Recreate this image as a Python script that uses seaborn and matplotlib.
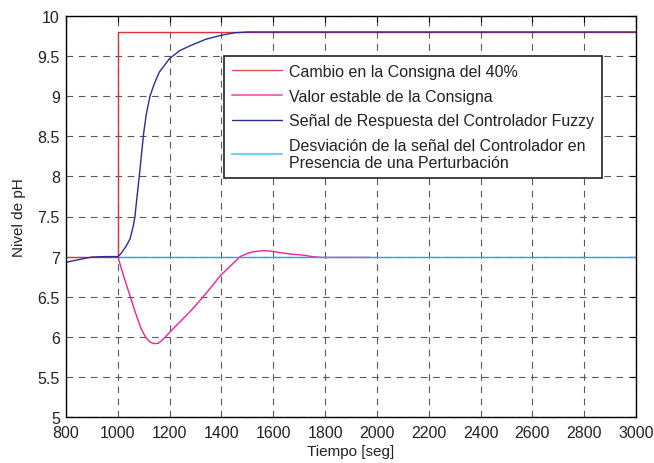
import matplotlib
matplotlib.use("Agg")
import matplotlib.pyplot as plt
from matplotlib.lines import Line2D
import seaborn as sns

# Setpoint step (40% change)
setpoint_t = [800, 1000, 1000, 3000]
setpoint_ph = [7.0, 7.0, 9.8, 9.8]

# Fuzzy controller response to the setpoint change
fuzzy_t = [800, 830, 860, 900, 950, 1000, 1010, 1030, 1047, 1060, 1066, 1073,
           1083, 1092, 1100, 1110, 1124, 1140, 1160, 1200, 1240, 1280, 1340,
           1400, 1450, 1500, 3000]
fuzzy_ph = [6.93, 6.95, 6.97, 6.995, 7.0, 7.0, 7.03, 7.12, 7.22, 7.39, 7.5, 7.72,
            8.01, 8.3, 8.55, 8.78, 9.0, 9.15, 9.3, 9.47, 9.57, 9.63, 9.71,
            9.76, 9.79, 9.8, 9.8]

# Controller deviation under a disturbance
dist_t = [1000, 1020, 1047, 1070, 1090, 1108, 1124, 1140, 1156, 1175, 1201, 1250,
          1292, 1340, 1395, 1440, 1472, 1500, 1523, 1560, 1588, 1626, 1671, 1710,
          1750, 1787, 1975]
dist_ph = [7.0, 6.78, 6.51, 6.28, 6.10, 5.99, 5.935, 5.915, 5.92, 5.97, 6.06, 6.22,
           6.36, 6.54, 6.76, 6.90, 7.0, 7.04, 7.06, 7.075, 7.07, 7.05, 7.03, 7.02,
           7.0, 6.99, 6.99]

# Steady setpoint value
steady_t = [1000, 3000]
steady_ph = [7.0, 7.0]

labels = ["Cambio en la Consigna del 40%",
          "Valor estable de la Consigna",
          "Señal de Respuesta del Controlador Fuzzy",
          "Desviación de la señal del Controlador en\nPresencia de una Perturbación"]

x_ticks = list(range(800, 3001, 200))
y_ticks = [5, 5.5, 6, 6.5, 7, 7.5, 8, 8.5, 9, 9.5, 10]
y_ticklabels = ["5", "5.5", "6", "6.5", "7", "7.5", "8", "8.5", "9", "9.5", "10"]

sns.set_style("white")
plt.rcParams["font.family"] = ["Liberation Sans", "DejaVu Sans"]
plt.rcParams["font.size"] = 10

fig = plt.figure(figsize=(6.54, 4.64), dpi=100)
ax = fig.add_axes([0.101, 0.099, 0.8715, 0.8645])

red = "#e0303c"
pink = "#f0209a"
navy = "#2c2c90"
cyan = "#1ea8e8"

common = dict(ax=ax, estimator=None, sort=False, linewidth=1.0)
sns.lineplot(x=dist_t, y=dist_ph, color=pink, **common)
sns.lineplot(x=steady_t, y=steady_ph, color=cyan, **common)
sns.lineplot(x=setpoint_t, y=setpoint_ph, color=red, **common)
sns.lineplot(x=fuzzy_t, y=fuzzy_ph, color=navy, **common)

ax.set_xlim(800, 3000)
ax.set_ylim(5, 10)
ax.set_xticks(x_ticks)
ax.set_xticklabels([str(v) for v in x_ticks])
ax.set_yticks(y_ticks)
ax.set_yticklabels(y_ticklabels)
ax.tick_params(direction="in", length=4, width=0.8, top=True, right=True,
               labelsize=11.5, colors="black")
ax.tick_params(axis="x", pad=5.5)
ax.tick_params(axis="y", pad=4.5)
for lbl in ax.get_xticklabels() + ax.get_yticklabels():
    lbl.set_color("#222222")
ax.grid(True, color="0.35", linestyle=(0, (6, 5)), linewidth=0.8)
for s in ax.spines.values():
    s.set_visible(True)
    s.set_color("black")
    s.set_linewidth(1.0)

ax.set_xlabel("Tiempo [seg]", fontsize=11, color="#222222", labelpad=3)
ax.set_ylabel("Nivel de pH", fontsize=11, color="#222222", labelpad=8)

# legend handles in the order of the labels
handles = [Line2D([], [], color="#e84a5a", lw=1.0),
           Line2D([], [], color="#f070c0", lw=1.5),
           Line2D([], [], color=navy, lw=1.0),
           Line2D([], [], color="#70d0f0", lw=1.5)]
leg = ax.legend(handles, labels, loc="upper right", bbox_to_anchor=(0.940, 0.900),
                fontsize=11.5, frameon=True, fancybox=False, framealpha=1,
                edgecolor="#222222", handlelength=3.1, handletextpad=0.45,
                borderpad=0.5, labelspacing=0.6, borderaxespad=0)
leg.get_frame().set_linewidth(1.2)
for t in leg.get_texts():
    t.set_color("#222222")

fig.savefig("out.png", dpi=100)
============================================================
THE PROBLEM: Replicate the material above verbatim; images stay out of the copy.

RESULT:
Recreate this image as a Python script that uses seaborn and matplotlib.
import matplotlib
matplotlib.use("Agg")
import matplotlib.pyplot as plt
from matplotlib.lines import Line2D
import seaborn as sns

# Setpoint step (40% change)
setpoint_t = [800, 1000, 1000, 3000]
setpoint_ph = [7.0, 7.0, 9.8, 9.8]

# Fuzzy controller response to the setpoint change
fuzzy_t = [800, 830, 860, 900, 950, 1000, 1010, 1030, 1047, 1060, 1066, 1073,
           1083, 1092, 1100, 1110, 1124, 1140, 1160, 1200, 1240, 1280, 1340,
           1400, 1450, 1500, 3000]
fuzzy_ph = [6.93, 6.95, 6.97, 6.995, 7.0, 7.0, 7.03, 7.12, 7.22, 7.39, 7.5, 7.72,
            8.01, 8.3, 8.55, 8.78, 9.0, 9.15, 9.3, 9.47, 9.57, 9.63, 9.71,
            9.76, 9.79, 9.8, 9.8]

# Controller deviation under a disturbance
dist_t = [1000, 1020, 1047, 1070, 1090, 1108, 1124, 1140, 1156, 1175, 1201, 1250,
          1292, 1340, 1395, 1440, 1472, 1500, 1523, 1560, 1588, 1626, 1671, 1710,
          1750, 1787, 1975]
dist_ph = [7.0, 6.78, 6.51, 6.28, 6.10, 5.99, 5.935, 5.915, 5.92, 5.97, 6.06, 6.22,
           6.36, 6.54, 6.76, 6.90, 7.0, 7.04, 7.06, 7.075, 7.07, 7.05, 7.03, 7.02,
           7.0, 6.99, 6.99]

# Steady setpoint value
steady_t = [1000, 3000]
steady_ph = [7.0, 7.0]

labels = ["Cambio en la Consigna del 40%",
          "Valor estable de la Consigna",
          "Señal de Respuesta del Controlador Fuzzy",
          "Desviación de la señal del Controlador en\nPresencia de una Perturbación"]

x_ticks = list(range(800, 3001, 200))
y_ticks = [5, 5.5, 6, 6.5, 7, 7.5, 8, 8.5, 9, 9.5, 10]
y_ticklabels = ["5", "5.5", "6", "6.5", "7", "7.5", "8", "8.5", "9", "9.5", "10"]

sns.set_style("white")
plt.rcParams["font.family"] = ["Liberation Sans", "DejaVu Sans"]
plt.rcParams["font.size"] = 10

fig = plt.figure(figsize=(6.54, 4.64), dpi=100)
ax = fig.add_axes([0.101, 0.099, 0.8715, 0.8645])

red = "#e0303c"
pink = "#f0209a"
navy = "#2c2c90"
cyan = "#1ea8e8"

common = dict(ax=ax, estimator=None, sort=False, linewidth=1.0)
sns.lineplot(x=dist_t, y=dist_ph, color=pink, **common)
sns.lineplot(x=steady_t, y=steady_ph, color=cyan, **common)
sns.lineplot(x=setpoint_t, y=setpoint_ph, color=red, **common)
sns.lineplot(x=fuzzy_t, y=fuzzy_ph, color=navy, **common)

ax.set_xlim(800, 3000)
ax.set_ylim(5, 10)
ax.set_xticks(x_ticks)
ax.set_xticklabels([str(v) for v in x_ticks])
ax.set_yticks(y_ticks)
ax.set_yticklabels(y_ticklabels)
ax.tick_params(direction="in", length=4, width=0.8, top=True, right=True,
               labelsize=11.5, colors="black")
ax.tick_params(axis="x", pad=5.5)
ax.tick_params(axis="y", pad=4.5)
for lbl in ax.get_xticklabels() + ax.get_yticklabels():
    lbl.set_color("#222222")
ax.grid(True, color="0.35", linestyle=(0, (6, 5)), linewidth=0.8)
for s in ax.spines.values():
    s.set_visible(True)
    s.set_color("black")
    s.set_linewidth(1.0)

ax.set_xlabel("Tiempo [seg]", fontsize=11, color="#222222", labelpad=3)
ax.set_ylabel("Nivel de pH", fontsize=11, color="#222222", labelpad=8)

# legend handles in the order of the labels
handles = [Line2D([], [], color="#e84a5a", lw=1.0),
           Line2D([], [], color="#f070c0", lw=1.5),
           Line2D([], [], color=navy, lw=1.0),
           Line2D([], [], color="#70d0f0", lw=1.5)]
leg = ax.legend(handles, labels, loc="upper right", bbox_to_anchor=(0.940, 0.900),
                fontsize=11.5, frameon=True, fancybox=False, framealpha=1,
                edgecolor="#222222", handlelength=3.1, handletextpad=0.45,
                borderpad=0.5, labelspacing=0.6, borderaxespad=0)
leg.get_frame().set_linewidth(1.2)
for t in leg.get_texts():
    t.set_color("#222222")

fig.savefig("out.png", dpi=100)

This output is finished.